Quote every line of the data below as it stands, omitting pictures.
:::::
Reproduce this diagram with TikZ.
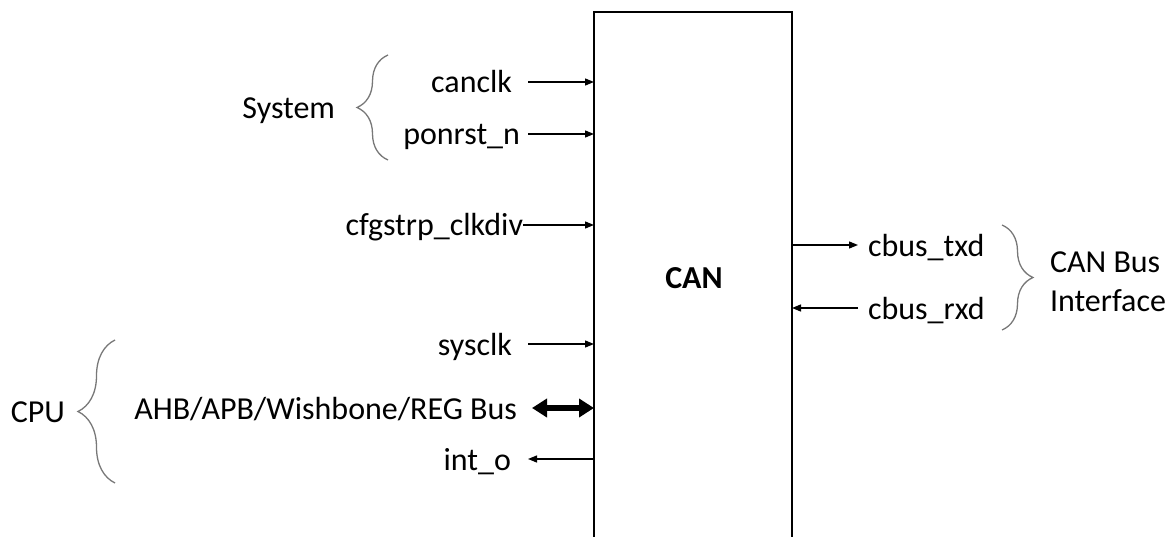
\documentclass[tikz,border=0pt]{standalone}
\usepackage{fontspec}
\setmainfont{Carlito}
\usetikzlibrary{decorations.pathreplacing,arrows.meta}
\definecolor{bracegray}{RGB}{120,120,120}
\begin{document}
\begin{tikzpicture}[x=1pt,y=-1pt,
  txt/.style={inner sep=0pt,outer sep=0pt,font=\fontsize{32}{39}\selectfont},
  lbl/.style={txt,anchor=base east},
  lblw/.style={txt,anchor=base west},
  sig/.style={line width=1.3pt,-{Triangle[length=9pt,width=7pt]}},
  bus/.style={line width=6pt,{Triangle[length=15pt,width=18pt]}-{Triangle[length=15pt,width=18pt]}},
  brc/.style={draw=bracegray,line width=1.3pt,decorate,decoration={brace,amplitude=#1}},
  brc/.default=31pt,
  blk/.style={line width=2.6pt}]
\useasboundingbox (0,0) rectangle (1174,537);
% block
\node[minimum width=198pt,minimum height=545pt,anchor=north west,inner sep=0pt,outer sep=0pt] (can) at (594,12) {};
\draw[blk] (can.south west) -- (can.north west) -- (can.north east) -- (can.south east);
\node[txt,font=\fontsize{32}{39}\selectfont\bfseries] (title) at (694,278) {CAN};
% left signal labels
\node[lbl] (canclk) at (512,93) {canclk};
\node[lbl] (ponrst) at (520,145) {ponrst\_n};
\node[lbl] (cfg) at (523,236) {cfgstrp\_clkdiv};
\node[lbl] (sysclk) at (512,355) {sysclk};
\node[lbl] (ahb) at (517,419) {AHB/APB/Wishbone/REG Bus};
\node[lbl] (into) at (511,470) {int\_o};
% right signal labels
\node[lblw] (txd) at (868,256) {cbus\_txd};
\node[lblw] (rxd) at (868,319) {cbus\_rxd};
% group labels
\node[lbl] (sys) at (335,119) {System};
\node[lbl] (cpu) at (65,422) {CPU};
\node[txt,anchor=west,align=left] (canbus) at (1050,282) {CAN Bus\\Interface};
% arrow start points
\coordinate (pc1) at (528,82);
\coordinate (pc2) at (528,134);
\coordinate (pc3) at (523,225);
\coordinate (pc4) at (528,344);
\coordinate (pc5) at (532,408);
\coordinate (pc6) at (528,459);
\coordinate (pt1) at (858,245);
\coordinate (pt2) at (858,308);
% connectors
\draw[sig] (pc1) -- (pc1 -| can.west);
\draw[sig] (pc2) -- (pc2 -| can.west);
\draw[sig] (pc3) -- (pc3 -| can.west);
\draw[sig] (pc4) -- (pc4 -| can.west);
\draw[bus] (pc5) -- (pc5 -| can.west);
\draw[sig] (pc6 -| can.west) -- (pc6);
\draw[sig] (pt1 -| can.east) -- (pt1);
\draw[sig] (pt2) -- (pt2 -| can.east);
% braces
\draw[brc] (388,160) -- (388,55);
\draw[brc=37pt] (115,483) -- (115,340);
\draw[brc] (1002,225) -- (1002,330);
\end{tikzpicture}
\end{document}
:::::
■ **SOLUTION TO THE PROBLEM**
Reproduce this diagram with TikZ.
\documentclass[tikz,border=0pt]{standalone}
\usepackage{fontspec}
\setmainfont{Carlito}
\usetikzlibrary{decorations.pathreplacing,arrows.meta}
\definecolor{bracegray}{RGB}{120,120,120}
\begin{document}
\begin{tikzpicture}[x=1pt,y=-1pt,
  txt/.style={inner sep=0pt,outer sep=0pt,font=\fontsize{32}{39}\selectfont},
  lbl/.style={txt,anchor=base east},
  lblw/.style={txt,anchor=base west},
  sig/.style={line width=1.3pt,-{Triangle[length=9pt,width=7pt]}},
  bus/.style={line width=6pt,{Triangle[length=15pt,width=18pt]}-{Triangle[length=15pt,width=18pt]}},
  brc/.style={draw=bracegray,line width=1.3pt,decorate,decoration={brace,amplitude=#1}},
  brc/.default=31pt,
  blk/.style={line width=2.6pt}]
\useasboundingbox (0,0) rectangle (1174,537);
% block
\node[minimum width=198pt,minimum height=545pt,anchor=north west,inner sep=0pt,outer sep=0pt] (can) at (594,12) {};
\draw[blk] (can.south west) -- (can.north west) -- (can.north east) -- (can.south east);
\node[txt,font=\fontsize{32}{39}\selectfont\bfseries] (title) at (694,278) {CAN};
% left signal labels
\node[lbl] (canclk) at (512,93) {canclk};
\node[lbl] (ponrst) at (520,145) {ponrst\_n};
\node[lbl] (cfg) at (523,236) {cfgstrp\_clkdiv};
\node[lbl] (sysclk) at (512,355) {sysclk};
\node[lbl] (ahb) at (517,419) {AHB/APB/Wishbone/REG Bus};
\node[lbl] (into) at (511,470) {int\_o};
% right signal labels
\node[lblw] (txd) at (868,256) {cbus\_txd};
\node[lblw] (rxd) at (868,319) {cbus\_rxd};
% group labels
\node[lbl] (sys) at (335,119) {System};
\node[lbl] (cpu) at (65,422) {CPU};
\node[txt,anchor=west,align=left] (canbus) at (1050,282) {CAN Bus\\Interface};
% arrow start points
\coordinate (pc1) at (528,82);
\coordinate (pc2) at (528,134);
\coordinate (pc3) at (523,225);
\coordinate (pc4) at (528,344);
\coordinate (pc5) at (532,408);
\coordinate (pc6) at (528,459);
\coordinate (pt1) at (858,245);
\coordinate (pt2) at (858,308);
% connectors
\draw[sig] (pc1) -- (pc1 -| can.west);
\draw[sig] (pc2) -- (pc2 -| can.west);
\draw[sig] (pc3) -- (pc3 -| can.west);
\draw[sig] (pc4) -- (pc4 -| can.west);
\draw[bus] (pc5) -- (pc5 -| can.west);
\draw[sig] (pc6 -| can.west) -- (pc6);
\draw[sig] (pt1 -| can.east) -- (pt1);
\draw[sig] (pt2) -- (pt2 -| can.east);
% braces
\draw[brc] (388,160) -- (388,55);
\draw[brc=37pt] (115,483) -- (115,340);
\draw[brc] (1002,225) -- (1002,330);
\end{tikzpicture}
\end{document}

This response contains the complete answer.